V. Key Claim Terms for Construction

"electronic tokens"

  • Context and Importance: This term is the core of the invention. The outcome of the case may depend on whether Defendant's system, likely a customer loyalty program, is found to use "electronic tokens" as construed from the patent. Practitioners may focus on this term because its scope will likely determine whether the accused instrumentality is covered.
  • Intrinsic Evidence for a Broader Interpretation: The patent uses the general phrase "electronic currency or tokens" and requires only that they have a "value of at least a fraction of a dollar," which could arguably encompass loyalty points. (’838 Patent, col. 4:9-10; col. 19:48-50). The term "issuing" in claim 1 is not explicitly restricted to a purchase transaction and could be argued to cover the act of awarding points.
  • Intrinsic Evidence for a Narrower Interpretation: The specification repeatedly frames the invention as a system for purchasing tokens to solve the problem of credit card micropayments. (’838 Patent, Abstract; col. 4:20-34). The detailed flowcharts for acquiring tokens, such as Figure 4, are centered on purchase transactions, which may support a narrower construction limited to pre-paid digital currency.

"without requiring any third party authentication"

  • Context and Importance: This limitation is critical for distinguishing the claimed invention from systems reliant on external financial networks. The infringement analysis will turn on the specific technical implementation of Defendant’s system at the point of redemption.
  • Intrinsic Evidence for a Broader Interpretation: A party may argue this phrase only precludes authentication by a traditional payment processor (e.g., Visa, Mastercard) for the specific token-based value exchange, while allowing for other third-party services (e.g., cloud infrastructure, fraud detection) to be involved in the overall transaction.
  • Intrinsic Evidence for a Narrower Interpretation: The patent’s abstract and summary emphasize a system where the vendor has "complete control" and avoids interaction with a "bank or other organization." (’838 Patent, Abstract; col. 4:11-18). This could support a reading that any call to an external, independent entity for validation during the purchase authorization step falls outside the claim scope.

VI. Other Allegations

  • Indirect Infringement: The complaint does not include separate counts or detailed factual allegations for indirect infringement.
  • Willful Infringement: The prayer for relief seeks a declaration of willful infringement and treble damages. (Compl., Prayer for Relief ¶d).

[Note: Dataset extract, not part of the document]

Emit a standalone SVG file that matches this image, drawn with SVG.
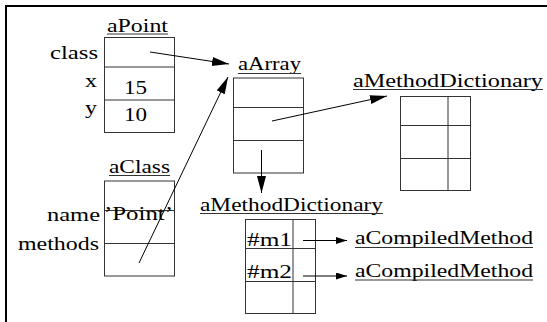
<svg xmlns="http://www.w3.org/2000/svg" xmlns:xlink="http://www.w3.org/1999/xlink" width="547" height="322" viewBox="0 0 547 322">
  <style>
    text { font-family: "Liberation Serif", "Times New Roman", serif; font-size: 19px; fill: #000; }
    .box { fill: none; stroke: #333; stroke-width: 1; }
    .ul { stroke: #333; stroke-width: 1; }
    .conn { stroke: #000; stroke-width: 1; fill: none; }
    .frame { stroke: #000; stroke-width: 2; fill: none; }
  </style>
  <defs>
    <!-- object with three slots -->
    <g id="slots3">
      <rect class="box" x="0" y="0" width="70" height="95"/>
      <line class="box" x1="0" y1="29.5" x2="70" y2="29.5"/>
      <line class="box" x1="0" y1="62.5" x2="70" y2="62.5"/>
    </g>
    <!-- dictionary: three rows of key/value pairs -->
    <g id="dict">
      <rect class="box" x="0" y="0" width="70" height="94"/>
      <line class="box" x1="47.5" y1="0" x2="47.5" y2="94"/>
      <line class="box" x1="0" y1="29" x2="70" y2="29"/>
      <line class="box" x1="0" y1="62" x2="70" y2="62"/>
    </g>
    <marker id="head" markerUnits="userSpaceOnUse" markerWidth="18" markerHeight="10" refX="17" refY="4.5" orient="auto">
      <path d="M0,0 L17,4.5 L0,9 Z" fill="#000"/>
    </marker>
    <marker id="headSmall" markerUnits="userSpaceOnUse" markerWidth="12" markerHeight="8" refX="11" refY="3.5" orient="auto">
      <path d="M0,0 L11,3.5 L0,7 Z" fill="#000"/>
    </marker>
  </defs>

  <!-- frame -->
  <path class="frame" d="M6,322 V6 H547"/>

  <g id="aPoint">
    <text x="107" y="32" textLength="61" lengthAdjust="spacingAndGlyphs">aPoint</text>
    <line class="ul" x1="107" y1="34" x2="168" y2="34"/>
    <use xlink:href="#slots3" x="104.5" y="37.5"/>
    <text x="50" y="59" textLength="48" lengthAdjust="spacingAndGlyphs">class</text>
    <text x="85" y="87" textLength="12" lengthAdjust="spacingAndGlyphs">x</text>
    <text x="85" y="114" textLength="12" lengthAdjust="spacingAndGlyphs">y</text>
    <text x="124" y="93.5" textLength="23" lengthAdjust="spacingAndGlyphs">15</text>
    <text x="124" y="121" textLength="23" lengthAdjust="spacingAndGlyphs">10</text>
  </g>

  <g id="aArray">
    <text x="238" y="70" textLength="63" lengthAdjust="spacingAndGlyphs">aArray</text>
    <line class="ul" x1="238" y1="73.5" x2="301" y2="73.5"/>
    <use xlink:href="#slots3" x="233.5" y="78"/>
  </g>

  <g id="aClass">
    <text x="109" y="173" textLength="61" lengthAdjust="spacingAndGlyphs">aClass</text>
    <line class="ul" x1="109" y1="175.5" x2="170" y2="175.5"/>
    <use xlink:href="#slots3" x="104.5" y="181"/>
    <text x="47" y="221" textLength="53" lengthAdjust="spacingAndGlyphs">name</text>
    <text x="18" y="250" textLength="81" lengthAdjust="spacingAndGlyphs">methods</text>
    <text x="104" y="220" textLength="69" lengthAdjust="spacingAndGlyphs">’Point’</text>
  </g>

  <g id="aMethodDictionary1">
    <text x="353" y="87" textLength="190" lengthAdjust="spacingAndGlyphs">aMethodDictionary</text>
    <line class="ul" x1="353" y1="89.5" x2="543" y2="89.5"/>
    <use xlink:href="#dict" x="400.5" y="96.5"/>
  </g>

  <g id="aMethodDictionary2">
    <text x="200" y="211" textLength="183" lengthAdjust="spacingAndGlyphs">aMethodDictionary</text>
    <line class="ul" x1="200" y1="213.5" x2="383" y2="213.5"/>
    <use xlink:href="#dict" x="245.5" y="219.5"/>
    <text x="247" y="245.5" textLength="45" lengthAdjust="spacingAndGlyphs">#m1</text>
    <text x="247" y="278" textLength="45" lengthAdjust="spacingAndGlyphs">#m2</text>
  </g>

  <g id="aCompiledMethod1">
    <text x="355" y="244" textLength="178" lengthAdjust="spacingAndGlyphs">aCompiledMethod</text>
    <line class="ul" x1="355" y1="247.5" x2="533" y2="247.5"/>
  </g>

  <g id="aCompiledMethod2">
    <text x="355" y="277" textLength="178" lengthAdjust="spacingAndGlyphs">aCompiledMethod</text>
    <line class="ul" x1="355" y1="280" x2="533" y2="280"/>
  </g>

  <g id="connectors">
    <line class="conn" x1="150" y1="52" x2="229" y2="64" marker-end="url(#head)"/>
    <line class="conn" x1="139" y1="263" x2="228" y2="77" marker-end="url(#head)"/>
    <line class="conn" x1="272" y1="121" x2="387" y2="96" marker-end="url(#head)"/>
    <line class="conn" x1="261.5" y1="150" x2="261.5" y2="193" marker-end="url(#head)"/>
    <line class="conn" x1="303" y1="240.5" x2="347" y2="240.5" marker-end="url(#headSmall)"/>
    <line class="conn" x1="303" y1="276" x2="347" y2="276" marker-end="url(#headSmall)"/>
  </g>
</svg>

However, the body of the complaint pleads no specific facts to support this allegation, such as pre-suit knowledge of the ’838 Patent or egregious conduct.

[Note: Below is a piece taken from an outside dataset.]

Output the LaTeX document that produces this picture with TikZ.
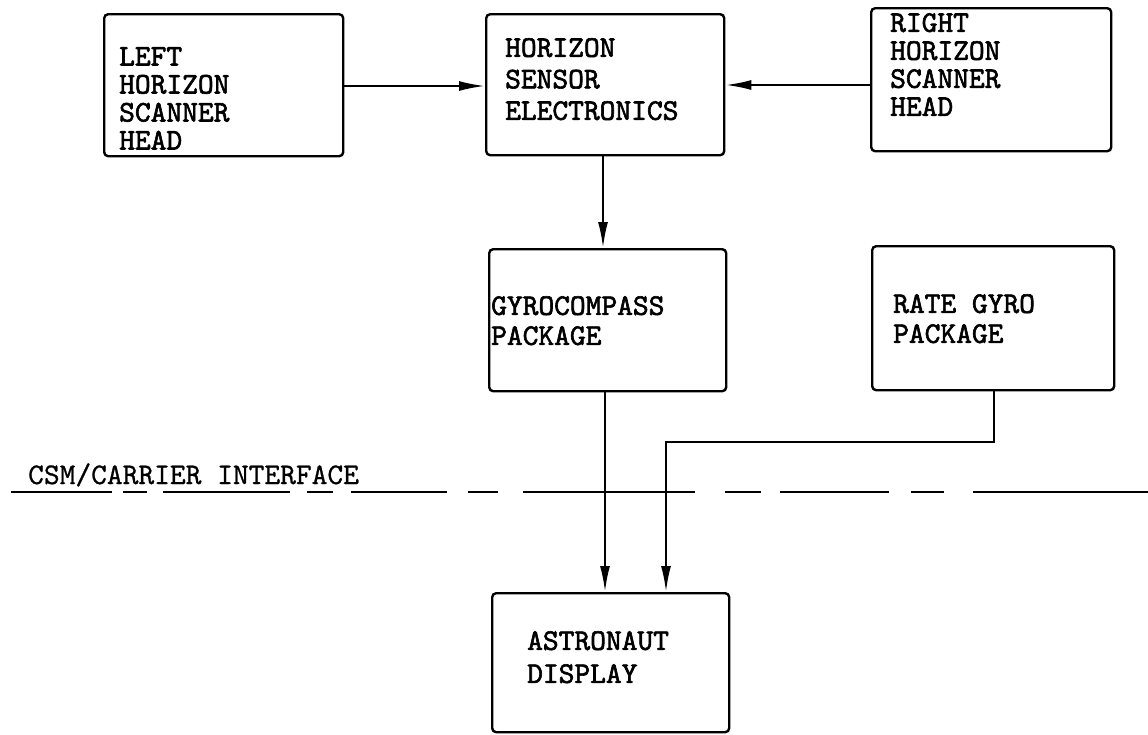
\documentclass[tikz,border=0pt]{standalone}
\usepackage{fontspec}
\newfontfamily\twbold{lmmono10-regular.otf}[FakeBold=2]
\newfontfamily\twreg{lmmono10-regular.otf}[FakeBold=0.8]
\usetikzlibrary{arrows.meta}
\begin{document}
\begin{tikzpicture}[x=1pt,y=-1pt,
  blk/.style={draw, line width=2.4pt, rounded corners=4pt, inner sep=0pt, anchor=north west},
  txt/.style={anchor=north west, inner sep=0pt, align=left, font=\fontsize{30pt}{#1}\selectfont\twbold},
  conn/.style={line width=2.2pt, -{Latex[length=26pt,width=10pt]}},
]
\fill[white] (0,0) rectangle (1148,734);
\useasboundingbox (0,0) rectangle (1148,734);

% boxes
\node[blk, minimum width=239pt, minimum height=142pt] (L) at (103,13) {};
\node[blk, minimum width=238pt, minimum height=141pt] (E) at (485,13) {};
\node[blk, minimum width=240pt, minimum height=143pt] (R) at (870,7) {};
\node[blk, minimum width=237pt, minimum height=142pt] (G) at (488,248) {};
\node[blk, minimum width=242pt, minimum height=144pt] (RG) at (871,245) {};
\node[blk, minimum width=237pt, minimum height=139pt] (D) at (491,592) {};

% texts
\node[txt=28pt] (Lt) at (119,47) {LEFT\\HORIZON\\SCANNER\\HEAD};
\node[txt=31.5pt] (Et) at (505,38) {HORIZON\\SENSOR\\ELECTRONICS};
\node[txt=28pt] (Rt) at (890,13) {RIGHT\\HORIZON\\SCANNER\\HEAD};
\node[txt=30pt] (Gt) at (491,296) {GYROCOMPASS\\PACKAGE};
\node[txt=30pt] (RGt) at (893,294) {RATE GYRO\\PACKAGE};
\node[txt=33pt] (Dt) at (527,631) {ASTRONAUT\\DISPLAY};
\node[anchor=north west, inner sep=0pt, font=\fontsize{30pt}{36pt}\selectfont\twreg] (csm) at (28,463) {CSM/CARRIER INTERFACE};

% interface line
\draw[line width=2.8pt, dash pattern=on 101pt off 11pt on 24pt off 16pt on 127pt off 17pt on 26pt off 18pt on 96pt off 21pt on 30pt off 25pt on 172pt off 30pt on 36pt off 19pt on 109pt off 22pt on 33pt off 29pt on 175pt off 10pt] (11,492) -- (1148,492);

% connectors
\draw[conn] (L.east |- 0,86) -- (E.west |- 0,86);
\draw[conn] (R.west |- 0,85) -- (E.east |- 0,85);
\draw[conn] (E.south -| 603,0) -- (G.north -| 603,0);
\draw[conn] (G.south -| 605,0) -- (D.north -| 605,0);
\coordinate (b1) at (994,442);
\coordinate (b2) at (666,442);
\draw[conn] (RG.south -| b1) -- (b1) -- (b2) -- (D.north -| b2);
\end{tikzpicture}
\end{document}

VII. Analyst’s Conclusion: Key Questions for the Case

The resolution of this dispute will likely depend on the court’s determination of several key questions:

  1. A core issue will be one of definitional scope: can the term "electronic tokens," rooted in the patent’s context of a pre-purchased digital currency for micropayments, be construed to cover the earned loyalty points allegedly used in Defendant's customer rewards program?

  2. A key evidentiary question will be one of functional correspondence: what evidence will discovery yield to show that Defendant’s e-commerce platform performs the specific technical functions required by the claims, such as authorizing a transaction "without requiring any third party authentication," given the conclusory nature of the complaint’s allegations?

  3. A significant damages-related question will be the effect of prior licensing and non-practicing status: how will Plaintiff’s history of settling litigation and its status as a non-practicing entity influence the determination of a reasonable royalty, and does its litigation conduct satisfy the requirements under 35 U.S.C. § 287 to avoid limitations on pre-suit damages?